* What you are asked to do
Pick every line from the data that holds the word "draw".

* Source data
════════════════

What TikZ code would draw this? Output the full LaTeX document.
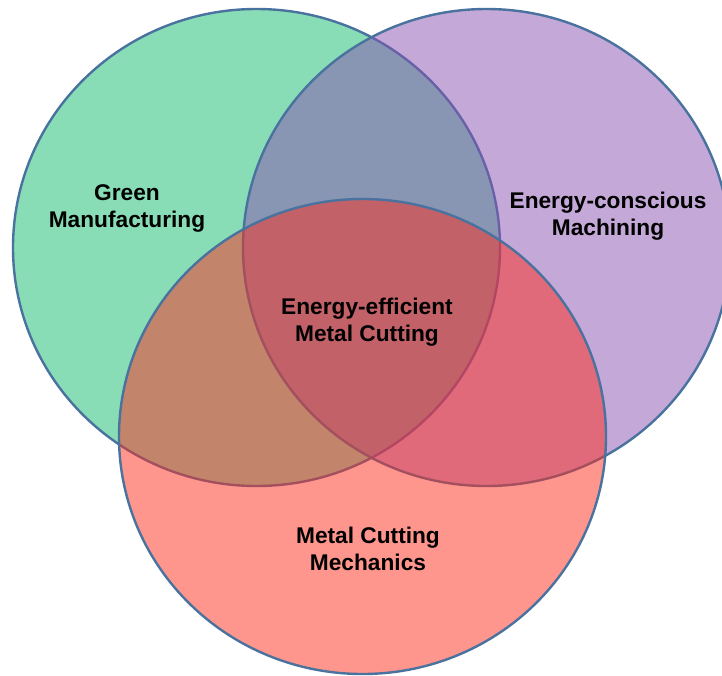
\documentclass[tikz,border=0pt]{standalone}
\usepackage{fontspec}
\setmainfont{Liberation Sans}
\definecolor{edge}{RGB}{74,114,158}
\definecolor{gfill}{RGB}{136,221,183}
\definecolor{pfill}{RGB}{137,81,177}
\definecolor{rfill}{RGB}{253,45,30}
\tikzset{
  ring/.style={draw=edge, line width=2.4pt},
  lbl/.style={align=center, font=\fontsize{22.7}{27}\selectfont\bfseries, text=black, inner sep=0pt}
}
\begin{document}
\begin{tikzpicture}[x=1pt,y=-1pt]
\useasboundingbox (0,0) rectangle (722,675);
\path[ring, fill=gfill] (256.5,247.5) ellipse [x radius=243.5, y radius=238.5];
\path[ring, fill=pfill, fill opacity=0.5] (486.5,247.5) ellipse [x radius=243.5, y radius=238.5];
\path[ring, fill=rfill, fill opacity=0.5] (362.5,436.5) ellipse [x radius=243.5, y radius=237.5];
\node[lbl] (gm) at (127,208.5) {Green\\Manufacturing};
\node[lbl] (ecm) at (608,216) {Energy-conscious\\Machining};
\node[lbl] (eemc) at (367,322) {Energy-efficient\\Metal Cutting};
\node[lbl] (mcm) at (368,549) {Metal Cutting\\Mechanics};
\end{tikzpicture}
\end{document}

════════════════

* Right answer
What TikZ code would draw this? Output the full LaTeX document.
  ring/.style={draw=edge, line width=2.4pt},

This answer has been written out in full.